I never said that, please do not be disengenous, that will only get you
added to people's email filters to be ignored.

> > Again, that is the standard, why wouldn't you want to do that?  To not
> > do that would be to break interoperability with millions of devices out
> > there (remember modems?)
> 
> I don't need to "remember" modems, I use them almost every day in my
> test lab - but none of my proposed patch versions (nor FreeBSD's recent
> CNO_RTSDTR feature addition) break interoperability with anything,
> instead both FreeBSD's solution (for their OS) and my proposed Linux
> patches merely provide an *option* for more specialized hw devices
> that require different handling.

That's fine, but again, you were ranting against the existing standard
as if that was the thing that is wrong and broken here.  Not your
one-off hardware implementation that does not follow the existing
standard.  Please read the context you cut out.

> > > The solution implemented in FreeBSD relies on a feature of that OS
> > > which does not exist in Linux: initial-state devices.
> >
> > Linux dropped those a long time ago for good reasons, let's not revisit
> > that design decision again please.
> 
> Dropped?  Are you saying that Linux once had them at some point in the
> past?

Yes we had much the same thing, but they might have worked a bit
differently.  Check the 2.2 kernel days or earlier.

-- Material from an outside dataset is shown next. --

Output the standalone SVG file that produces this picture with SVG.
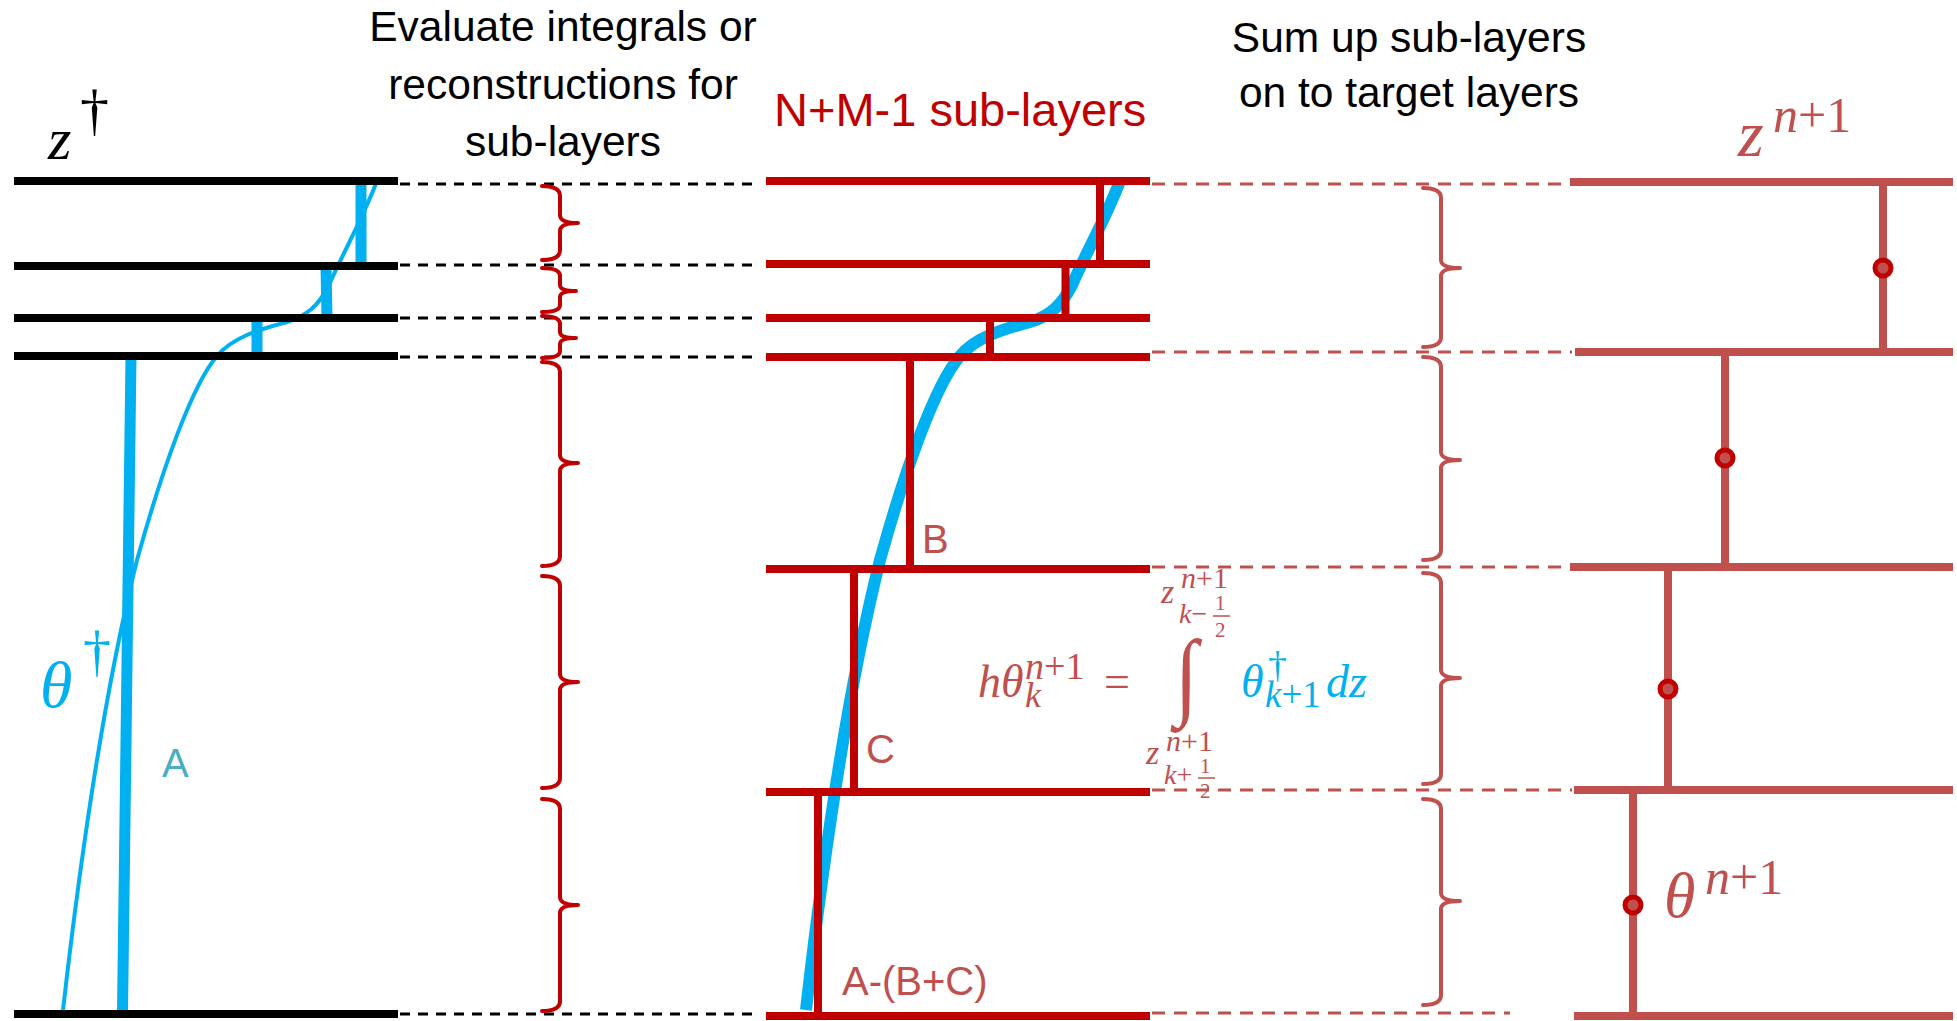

> > From what I recall with the original patch series, Johan is the author
> > of these, not you.  Rebasing and forwarding on is great, but please
> > never drop original authorship of patches, that's just rude, and in
> > some cases, ripe for legal worries.
> 
> In the case of the 3 patches which originate from Johan (1/6, 2/6 and
> 4/6), I submitted them with the following attribution:
> 
> From: me
> [...]
> Co-developed-by: Johan
> Signed-off-by: Johan
> Signed-off-by: me
> 
> My reading of Documentation/process/submitting-patches.rst told me
> this was the correct protocol - but if I got it wrong, what is the
> correct way then?  Specifically, what is the correct protocol when
> (in this chronological order):

"From:" would be from Johan as he wrote the commit.